**Directive**
Retype the whole listing, please, keeping every line exact and dropping the pictures.
==== Data extract
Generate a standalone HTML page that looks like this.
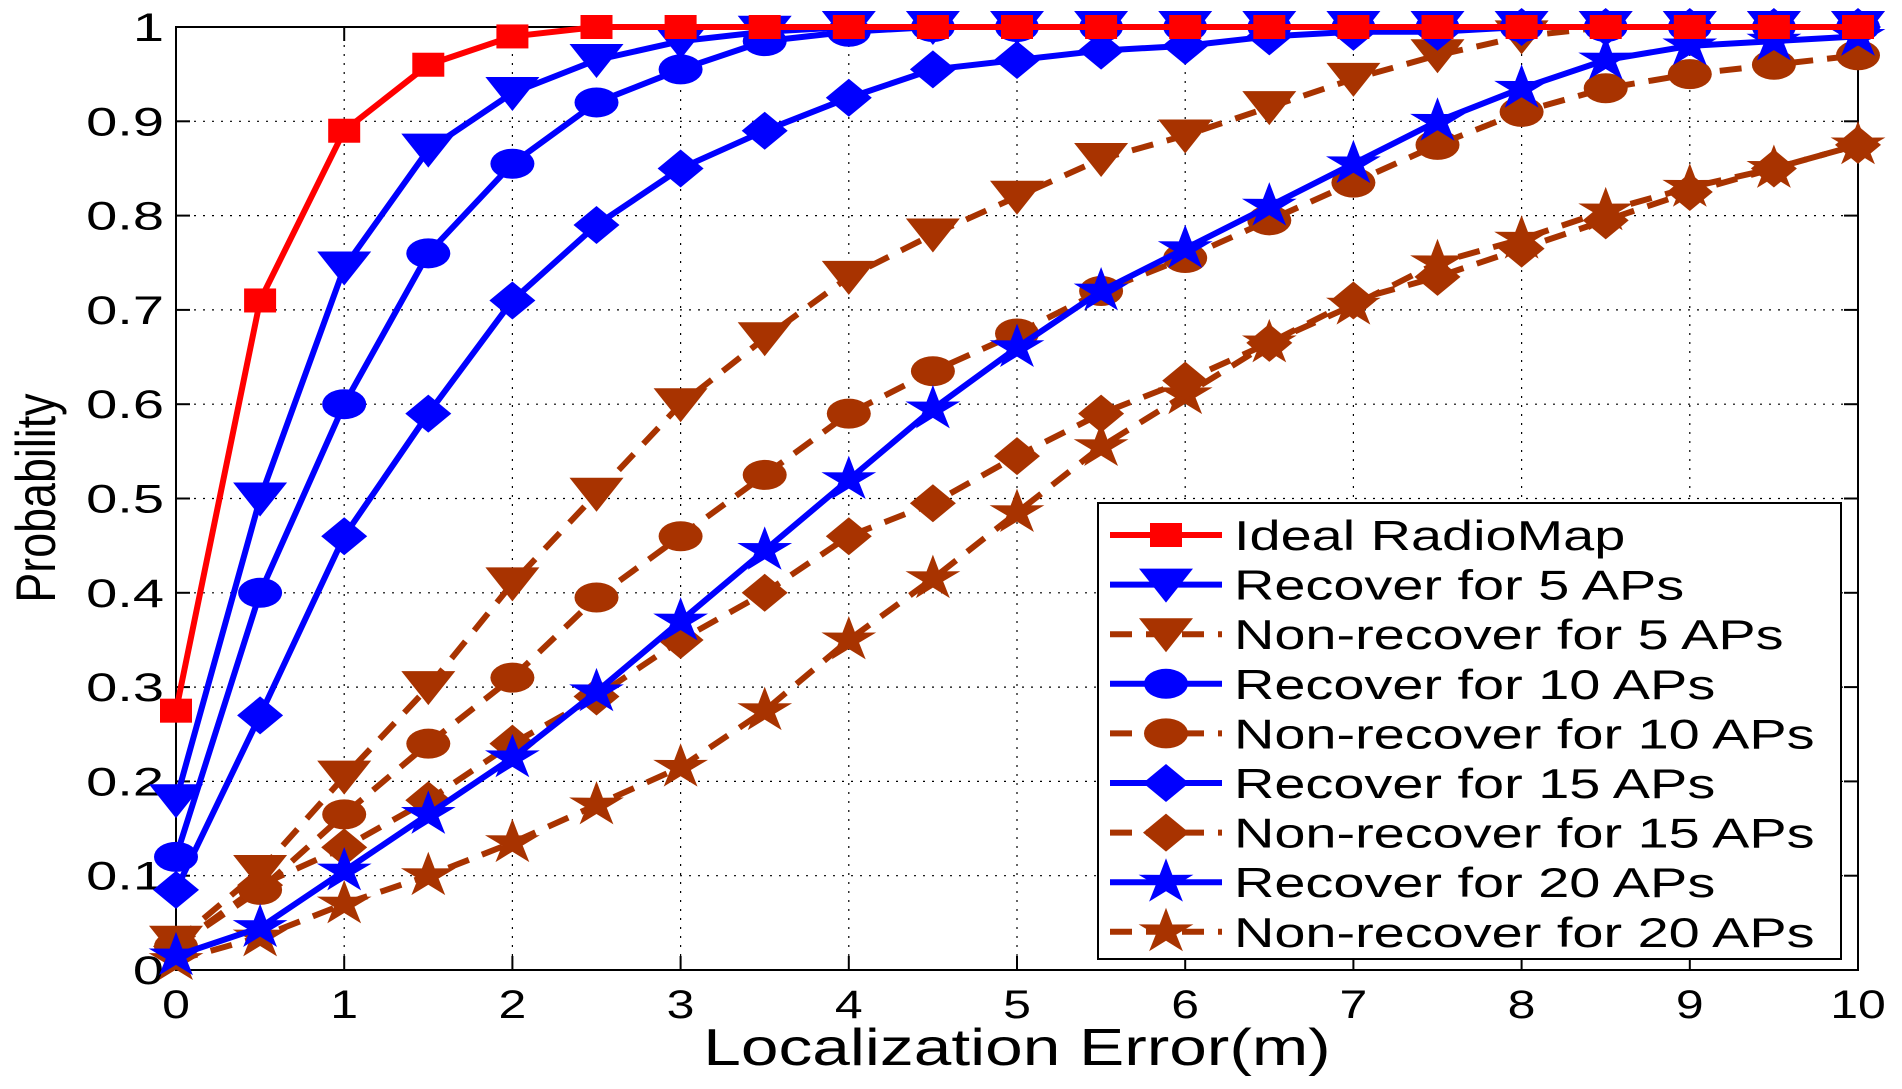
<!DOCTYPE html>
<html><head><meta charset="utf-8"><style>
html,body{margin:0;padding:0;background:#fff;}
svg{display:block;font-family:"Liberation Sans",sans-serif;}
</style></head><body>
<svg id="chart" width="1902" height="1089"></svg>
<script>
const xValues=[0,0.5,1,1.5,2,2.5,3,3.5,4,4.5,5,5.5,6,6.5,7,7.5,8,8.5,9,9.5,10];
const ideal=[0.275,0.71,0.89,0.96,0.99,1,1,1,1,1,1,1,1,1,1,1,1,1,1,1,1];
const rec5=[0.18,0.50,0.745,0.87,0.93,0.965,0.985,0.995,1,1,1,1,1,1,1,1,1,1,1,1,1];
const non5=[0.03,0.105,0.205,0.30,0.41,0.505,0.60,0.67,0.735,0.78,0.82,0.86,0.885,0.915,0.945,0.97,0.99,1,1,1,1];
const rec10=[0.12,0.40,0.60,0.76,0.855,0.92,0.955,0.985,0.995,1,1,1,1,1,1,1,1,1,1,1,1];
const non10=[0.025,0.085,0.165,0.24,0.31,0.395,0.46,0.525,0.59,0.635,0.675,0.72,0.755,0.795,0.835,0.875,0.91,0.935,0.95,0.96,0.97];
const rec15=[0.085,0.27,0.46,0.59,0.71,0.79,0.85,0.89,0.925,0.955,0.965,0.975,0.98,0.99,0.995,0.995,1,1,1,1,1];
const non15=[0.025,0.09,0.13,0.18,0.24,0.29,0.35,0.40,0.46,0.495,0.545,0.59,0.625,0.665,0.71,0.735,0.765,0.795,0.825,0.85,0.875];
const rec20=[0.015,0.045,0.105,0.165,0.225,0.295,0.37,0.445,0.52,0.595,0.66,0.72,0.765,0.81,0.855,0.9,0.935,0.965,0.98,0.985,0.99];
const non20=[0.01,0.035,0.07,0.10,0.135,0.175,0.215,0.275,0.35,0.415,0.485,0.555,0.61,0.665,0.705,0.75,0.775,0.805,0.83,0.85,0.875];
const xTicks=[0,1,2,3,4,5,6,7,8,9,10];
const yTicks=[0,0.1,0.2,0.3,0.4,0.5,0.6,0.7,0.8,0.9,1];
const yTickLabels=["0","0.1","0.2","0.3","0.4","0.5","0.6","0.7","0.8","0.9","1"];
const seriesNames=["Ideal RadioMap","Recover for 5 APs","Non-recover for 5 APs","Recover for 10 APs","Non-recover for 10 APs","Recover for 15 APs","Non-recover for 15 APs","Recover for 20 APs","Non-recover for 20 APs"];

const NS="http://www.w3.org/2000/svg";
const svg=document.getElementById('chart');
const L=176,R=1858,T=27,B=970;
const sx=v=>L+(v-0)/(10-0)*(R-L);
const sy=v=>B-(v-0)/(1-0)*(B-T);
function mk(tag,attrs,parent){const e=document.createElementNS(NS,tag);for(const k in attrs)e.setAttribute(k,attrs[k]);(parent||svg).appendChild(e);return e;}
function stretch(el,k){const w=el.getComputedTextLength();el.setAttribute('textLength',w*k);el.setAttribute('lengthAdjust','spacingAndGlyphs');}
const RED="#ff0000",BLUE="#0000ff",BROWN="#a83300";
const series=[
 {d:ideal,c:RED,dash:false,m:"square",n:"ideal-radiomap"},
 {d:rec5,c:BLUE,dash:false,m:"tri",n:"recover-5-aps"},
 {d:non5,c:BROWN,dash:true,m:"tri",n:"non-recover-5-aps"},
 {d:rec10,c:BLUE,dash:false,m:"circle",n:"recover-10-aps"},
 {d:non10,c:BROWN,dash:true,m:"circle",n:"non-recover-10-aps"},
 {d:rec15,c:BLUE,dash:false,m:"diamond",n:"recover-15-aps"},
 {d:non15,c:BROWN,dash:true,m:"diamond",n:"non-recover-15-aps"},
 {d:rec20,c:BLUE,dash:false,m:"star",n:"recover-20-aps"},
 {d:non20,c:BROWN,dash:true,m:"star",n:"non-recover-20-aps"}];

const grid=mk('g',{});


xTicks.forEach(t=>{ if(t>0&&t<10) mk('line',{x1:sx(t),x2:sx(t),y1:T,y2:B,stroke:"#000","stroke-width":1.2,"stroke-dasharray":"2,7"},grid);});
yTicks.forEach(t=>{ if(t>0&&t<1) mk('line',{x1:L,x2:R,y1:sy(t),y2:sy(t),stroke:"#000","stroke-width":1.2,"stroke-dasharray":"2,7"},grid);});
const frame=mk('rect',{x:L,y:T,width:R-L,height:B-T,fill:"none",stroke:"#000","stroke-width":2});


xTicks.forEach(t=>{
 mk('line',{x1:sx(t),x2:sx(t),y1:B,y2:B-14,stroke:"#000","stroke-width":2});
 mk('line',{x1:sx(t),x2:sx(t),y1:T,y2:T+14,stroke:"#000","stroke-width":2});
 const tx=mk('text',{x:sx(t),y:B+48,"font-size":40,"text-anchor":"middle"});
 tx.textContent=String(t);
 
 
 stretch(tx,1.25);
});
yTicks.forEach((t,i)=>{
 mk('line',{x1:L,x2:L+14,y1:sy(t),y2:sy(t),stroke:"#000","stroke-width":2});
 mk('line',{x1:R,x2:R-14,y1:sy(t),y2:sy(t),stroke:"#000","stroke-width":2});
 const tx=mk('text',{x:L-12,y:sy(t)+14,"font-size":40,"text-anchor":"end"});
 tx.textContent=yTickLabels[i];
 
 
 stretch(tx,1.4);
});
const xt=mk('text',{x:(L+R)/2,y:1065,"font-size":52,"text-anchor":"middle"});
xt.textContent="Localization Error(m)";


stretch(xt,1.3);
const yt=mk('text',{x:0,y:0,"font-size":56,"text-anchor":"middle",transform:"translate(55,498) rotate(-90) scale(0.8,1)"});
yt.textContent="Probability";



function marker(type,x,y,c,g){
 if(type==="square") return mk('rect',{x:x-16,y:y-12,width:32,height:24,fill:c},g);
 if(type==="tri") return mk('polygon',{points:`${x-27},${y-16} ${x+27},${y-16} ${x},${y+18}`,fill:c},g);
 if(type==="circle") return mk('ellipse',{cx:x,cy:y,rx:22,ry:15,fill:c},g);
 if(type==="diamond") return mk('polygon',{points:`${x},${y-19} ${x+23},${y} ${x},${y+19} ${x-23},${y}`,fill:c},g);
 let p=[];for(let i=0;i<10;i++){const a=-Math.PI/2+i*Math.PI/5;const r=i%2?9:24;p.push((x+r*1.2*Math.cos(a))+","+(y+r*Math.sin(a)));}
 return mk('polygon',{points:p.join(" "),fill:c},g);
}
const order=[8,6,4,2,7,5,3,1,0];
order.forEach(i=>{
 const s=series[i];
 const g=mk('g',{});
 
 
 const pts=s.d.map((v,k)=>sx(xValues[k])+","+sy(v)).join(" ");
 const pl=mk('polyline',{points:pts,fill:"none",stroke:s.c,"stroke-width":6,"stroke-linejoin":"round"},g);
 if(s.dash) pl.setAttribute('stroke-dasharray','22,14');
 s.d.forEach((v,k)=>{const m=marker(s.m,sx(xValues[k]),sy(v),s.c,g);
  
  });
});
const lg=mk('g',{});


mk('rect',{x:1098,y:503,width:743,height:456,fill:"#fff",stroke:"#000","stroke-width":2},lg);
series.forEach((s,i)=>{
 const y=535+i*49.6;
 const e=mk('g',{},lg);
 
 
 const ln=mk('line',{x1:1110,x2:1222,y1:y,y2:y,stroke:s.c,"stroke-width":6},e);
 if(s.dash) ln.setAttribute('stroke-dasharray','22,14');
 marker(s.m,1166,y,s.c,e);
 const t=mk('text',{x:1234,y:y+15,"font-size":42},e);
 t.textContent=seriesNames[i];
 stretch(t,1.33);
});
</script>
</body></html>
========
**Result for this exercise**
Generate a standalone HTML page that looks like this.
<!DOCTYPE html>
<html><head><meta charset="utf-8"><style>
html,body{margin:0;padding:0;background:#fff;}
svg{display:block;font-family:"Liberation Sans",sans-serif;}
</style></head><body>
<svg id="chart" width="1902" height="1089"></svg>
<script>
const xValues=[0,0.5,1,1.5,2,2.5,3,3.5,4,4.5,5,5.5,6,6.5,7,7.5,8,8.5,9,9.5,10];
const ideal=[0.275,0.71,0.89,0.96,0.99,1,1,1,1,1,1,1,1,1,1,1,1,1,1,1,1];
const rec5=[0.18,0.50,0.745,0.87,0.93,0.965,0.985,0.995,1,1,1,1,1,1,1,1,1,1,1,1,1];
const non5=[0.03,0.105,0.205,0.30,0.41,0.505,0.60,0.67,0.735,0.78,0.82,0.86,0.885,0.915,0.945,0.97,0.99,1,1,1,1];
const rec10=[0.12,0.40,0.60,0.76,0.855,0.92,0.955,0.985,0.995,1,1,1,1,1,1,1,1,1,1,1,1];
const non10=[0.025,0.085,0.165,0.24,0.31,0.395,0.46,0.525,0.59,0.635,0.675,0.72,0.755,0.795,0.835,0.875,0.91,0.935,0.95,0.96,0.97];
const rec15=[0.085,0.27,0.46,0.59,0.71,0.79,0.85,0.89,0.925,0.955,0.965,0.975,0.98,0.99,0.995,0.995,1,1,1,1,1];
const non15=[0.025,0.09,0.13,0.18,0.24,0.29,0.35,0.40,0.46,0.495,0.545,0.59,0.625,0.665,0.71,0.735,0.765,0.795,0.825,0.85,0.875];
const rec20=[0.015,0.045,0.105,0.165,0.225,0.295,0.37,0.445,0.52,0.595,0.66,0.72,0.765,0.81,0.855,0.9,0.935,0.965,0.98,0.985,0.99];
const non20=[0.01,0.035,0.07,0.10,0.135,0.175,0.215,0.275,0.35,0.415,0.485,0.555,0.61,0.665,0.705,0.75,0.775,0.805,0.83,0.85,0.875];
const xTicks=[0,1,2,3,4,5,6,7,8,9,10];
const yTicks=[0,0.1,0.2,0.3,0.4,0.5,0.6,0.7,0.8,0.9,1];
const yTickLabels=["0","0.1","0.2","0.3","0.4","0.5","0.6","0.7","0.8","0.9","1"];
const seriesNames=["Ideal RadioMap","Recover for 5 APs","Non-recover for 5 APs","Recover for 10 APs","Non-recover for 10 APs","Recover for 15 APs","Non-recover for 15 APs","Recover for 20 APs","Non-recover for 20 APs"];

const NS="http://www.w3.org/2000/svg";
const svg=document.getElementById('chart');
const L=176,R=1858,T=27,B=970;
const sx=v=>L+(v-0)/(10-0)*(R-L);
const sy=v=>B-(v-0)/(1-0)*(B-T);
function mk(tag,attrs,parent){const e=document.createElementNS(NS,tag);for(const k in attrs)e.setAttribute(k,attrs[k]);(parent||svg).appendChild(e);return e;}
function stretch(el,k){const w=el.getComputedTextLength();el.setAttribute('textLength',w*k);el.setAttribute('lengthAdjust','spacingAndGlyphs');}
const RED="#ff0000",BLUE="#0000ff",BROWN="#a83300";
const series=[
 {d:ideal,c:RED,dash:false,m:"square",n:"ideal-radiomap"},
 {d:rec5,c:BLUE,dash:false,m:"tri",n:"recover-5-aps"},
 {d:non5,c:BROWN,dash:true,m:"tri",n:"non-recover-5-aps"},
 {d:rec10,c:BLUE,dash:false,m:"circle",n:"recover-10-aps"},
 {d:non10,c:BROWN,dash:true,m:"circle",n:"non-recover-10-aps"},
 {d:rec15,c:BLUE,dash:false,m:"diamond",n:"recover-15-aps"},
 {d:non15,c:BROWN,dash:true,m:"diamond",n:"non-recover-15-aps"},
 {d:rec20,c:BLUE,dash:false,m:"star",n:"recover-20-aps"},
 {d:non20,c:BROWN,dash:true,m:"star",n:"non-recover-20-aps"}];

const grid=mk('g',{});


xTicks.forEach(t=>{ if(t>0&&t<10) mk('line',{x1:sx(t),x2:sx(t),y1:T,y2:B,stroke:"#000","stroke-width":1.2,"stroke-dasharray":"2,7"},grid);});
yTicks.forEach(t=>{ if(t>0&&t<1) mk('line',{x1:L,x2:R,y1:sy(t),y2:sy(t),stroke:"#000","stroke-width":1.2,"stroke-dasharray":"2,7"},grid);});
const frame=mk('rect',{x:L,y:T,width:R-L,height:B-T,fill:"none",stroke:"#000","stroke-width":2});


xTicks.forEach(t=>{
 mk('line',{x1:sx(t),x2:sx(t),y1:B,y2:B-14,stroke:"#000","stroke-width":2});
 mk('line',{x1:sx(t),x2:sx(t),y1:T,y2:T+14,stroke:"#000","stroke-width":2});
 const tx=mk('text',{x:sx(t),y:B+48,"font-size":40,"text-anchor":"middle"});
 tx.textContent=String(t);
 
 
 stretch(tx,1.25);
});
yTicks.forEach((t,i)=>{
 mk('line',{x1:L,x2:L+14,y1:sy(t),y2:sy(t),stroke:"#000","stroke-width":2});
 mk('line',{x1:R,x2:R-14,y1:sy(t),y2:sy(t),stroke:"#000","stroke-width":2});
 const tx=mk('text',{x:L-12,y:sy(t)+14,"font-size":40,"text-anchor":"end"});
 tx.textContent=yTickLabels[i];
 
 
 stretch(tx,1.4);
});
const xt=mk('text',{x:(L+R)/2,y:1065,"font-size":52,"text-anchor":"middle"});
xt.textContent="Localization Error(m)";


stretch(xt,1.3);
const yt=mk('text',{x:0,y:0,"font-size":56,"text-anchor":"middle",transform:"translate(55,498) rotate(-90) scale(0.8,1)"});
yt.textContent="Probability";



function marker(type,x,y,c,g){
 if(type==="square") return mk('rect',{x:x-16,y:y-12,width:32,height:24,fill:c},g);
 if(type==="tri") return mk('polygon',{points:`${x-27},${y-16} ${x+27},${y-16} ${x},${y+18}`,fill:c},g);
 if(type==="circle") return mk('ellipse',{cx:x,cy:y,rx:22,ry:15,fill:c},g);
 if(type==="diamond") return mk('polygon',{points:`${x},${y-19} ${x+23},${y} ${x},${y+19} ${x-23},${y}`,fill:c},g);
 let p=[];for(let i=0;i<10;i++){const a=-Math.PI/2+i*Math.PI/5;const r=i%2?9:24;p.push((x+r*1.2*Math.cos(a))+","+(y+r*Math.sin(a)));}
 return mk('polygon',{points:p.join(" "),fill:c},g);
}
const order=[8,6,4,2,7,5,3,1,0];
order.forEach(i=>{
 const s=series[i];
 const g=mk('g',{});
 
 
 const pts=s.d.map((v,k)=>sx(xValues[k])+","+sy(v)).join(" ");
 const pl=mk('polyline',{points:pts,fill:"none",stroke:s.c,"stroke-width":6,"stroke-linejoin":"round"},g);
 if(s.dash) pl.setAttribute('stroke-dasharray','22,14');
 s.d.forEach((v,k)=>{const m=marker(s.m,sx(xValues[k]),sy(v),s.c,g);
  
  });
});
const lg=mk('g',{});


mk('rect',{x:1098,y:503,width:743,height:456,fill:"#fff",stroke:"#000","stroke-width":2},lg);
series.forEach((s,i)=>{
 const y=535+i*49.6;
 const e=mk('g',{},lg);
 
 
 const ln=mk('line',{x1:1110,x2:1222,y1:y,y2:y,stroke:s.c,"stroke-width":6},e);
 if(s.dash) ln.setAttribute('stroke-dasharray','22,14');
 marker(s.m,1166,y,s.c,e);
 const t=mk('text',{x:1234,y:y+15,"font-size":42},e);
 t.textContent=seriesNames[i];
 stretch(t,1.33);
});
</script>
</body></html>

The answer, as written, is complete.